Do you have any book-to-film horror stories? Let me know..

Saturday, November 12, 2011

Steampunk for children

     I've previously written about "steampunk,"the branch of science fiction-fantasy that features Victorian-influenced technology and fashion, lots of black velvet and brass, often with Jules Vernes-type inventions and Babbage-inspired steam-powered computers.
     (Jeff Vandermeer's books "Steampunk," "Steampunk II: Steampunk Reloaded" and "The Steampunk Bible" are good introductions.)
     Magazines have adopted the imagery of steampunk for fashion shoots.  There are original online comics with steampunk elements, most notably the recently completed "Freakangels" and the ongoing "Girl Genius." The recent "Three Musketeers" film adds some steampunky elements, including airships. is full of original e-books in the genre, often combined with romance fiction and/or erotica.
     Now steampunk is coming for your children. Casssandra Clare has included steampunk elements in her "Mortal Instruments" and "Infernal Devices" series, but the recent "Steampunk! An Anthology of Fantastically Rich and Strange Stories," edited by Kelly Link and Gavin J. Grant, is, I think, the first to make its steampunk connection explicit. And Edgar Allan Poe is getting a steampunk makeover, for ages 12 and older, with "Steampunk: Poe," illustrated by Zdenko Basic. The text of the selected stories is unchanged, but several steampunkish illustrations have been added. I've seen some of them on, and they look marvelous. I'm not sure if they will inspire me to buy the volume  (I already have several Poe collections, including a few illustrated ones), but a steampunk "Frankenstein" is also scheduled, and I'm looking forward to it.

Thursday, November 10, 2011

e-Book Wars

     Two factors affecting the future of reading are the demise of Borders and the advent of digital books and reading devices.
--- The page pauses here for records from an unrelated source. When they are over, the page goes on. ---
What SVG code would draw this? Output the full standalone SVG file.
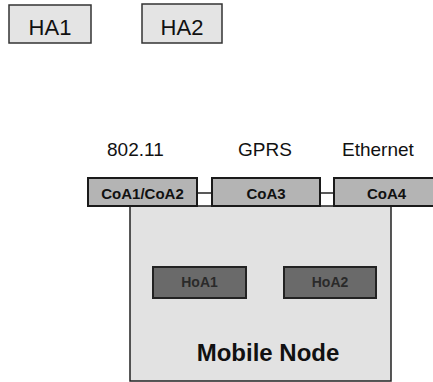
<svg xmlns="http://www.w3.org/2000/svg" width="433" height="382" viewBox="0 0 433 382">
<style>
.ha{fill:#e4e4e4;stroke:#333;stroke-width:1.5}
.hat{font-family:"Liberation Sans",Arial,sans-serif;font-size:22px;fill:#111;text-anchor:middle}
.lab{font-family:"Liberation Sans",Arial,sans-serif;font-size:19px;fill:#111}
.coa{fill:#b4b4b4;stroke:#1a1a1a;stroke-width:2}
.coat{font-family:"Liberation Sans",Arial,sans-serif;font-size:15px;font-weight:bold;fill:#111;text-anchor:middle}
.hoa{fill:#6a6a6a;stroke:#222;stroke-width:2}
.hoat{font-family:"Liberation Sans",Arial,sans-serif;font-size:14px;font-weight:bold;fill:#2a2a2a;text-anchor:middle}
.mn{fill:#e2e2e2;stroke:#222;stroke-width:1.5}
.mnt{font-family:"Liberation Sans",Arial,sans-serif;font-size:24px;font-weight:bold;fill:#111;text-anchor:middle}
.conn{stroke:#222;stroke-width:1.5;fill:none}
</style>
<g id="ha1"><rect class="ha" x="9" y="5" width="82" height="38"/><text class="hat" x="50" y="35">HA1</text></g>
<g id="ha2"><rect class="ha" x="142" y="4" width="80" height="39"/><text class="hat" x="182" y="35">HA2</text></g>
<g id="labels">
<text class="lab" x="107" y="156">802.11</text>
<text class="lab" x="238" y="156">GPRS</text>
<text class="lab" x="342" y="156">Ethernet</text>
</g>
<g id="mobile-node"><rect class="mn" x="130" y="206" width="261" height="175"/><text class="mnt" x="268" y="361">Mobile Node</text></g>
<g id="connectors">
<line class="conn" x1="197" y1="193" x2="212" y2="193"/>
<line class="conn" x1="320" y1="193" x2="334" y2="193"/>
</g>
<g id="coa12"><rect class="coa" x="88" y="178" width="109" height="28"/><text class="coat" x="142.5" y="199">CoA1/CoA2</text></g>
<g id="coa3"><rect class="coa" x="212" y="178" width="108" height="28"/><text class="coat" x="266" y="199">CoA3</text></g>
<g id="coa4"><rect class="coa" x="334" y="178" width="105" height="28"/><text class="coat" x="386.5" y="199">CoA4</text></g>
<g id="hoa1"><rect class="hoa" x="153" y="267" width="93" height="31"/><text class="hoat" x="199.5" y="287">HoA1</text></g>
<g id="hoa2"><rect class="hoa" x="284" y="267" width="92" height="31"/><text class="hoat" x="330" y="287">HoA2</text></g>
</svg>
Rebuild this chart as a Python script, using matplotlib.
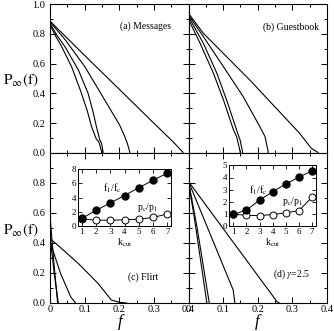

Now Barnes and Noble is in a digital dispute with one of the largest publishers of graphic novels, DC Entertainment, and the largest online book distributor, Amazon, and a digital reading device is at the heart of the matter.
     While e-book sales are rising, and may have surpassed physical books in sales, it’s hard to read a magazine on a Kindle or Nook. The Apple iPad is better however, with its larger screen and color monitor.
Now Amazon has launched a tablet to compete with the iPad, the Kindle Fire, and as part of its promotion of the new device, it has entered into an exclusive agreement with DCE to publish digital versions of “Watchmen” and 99 other graphic novels/collections, including “The Sandman” series.
     Barnes and Noble is also releasing an iPad rival, the Nook Tablet, and is upset that they won’t be able to sell these same 100 novels  in digital form. (One report says this exclusive deal is only good for four months.) So Barnes and Noble has retaliated by removing those 100 graphic novels from its brick-and-mortar stores (although you can still get them online if they are shipped to your home address). Books-a-Million, which bought some of the closed Borders stores, also removed the books.
     This may be a tempest in a teapot. The online community seems to be siding with DCE and Amazon for the most part, with Barnes and Noble described, in a derogatory fashion, as being in a snit. Others reasonably wonder why they need a Kindle Fire or Kindle app to view digital versions of graphic novels if they already have or prefer a Nook Tablet.
     I doubt this will turn into a VHS or Beta debate. After four months, DCE will probably allow a Nook compatible version, and may reconsider similar exclusive offers in the future. Possibly they just wanted to be included in the initial Amazon Kindle Fire publicity blitz and didn’t intend this is as a long-term business strategy (the publisher can sell more copies if customers can read it on a Nook, too, right?).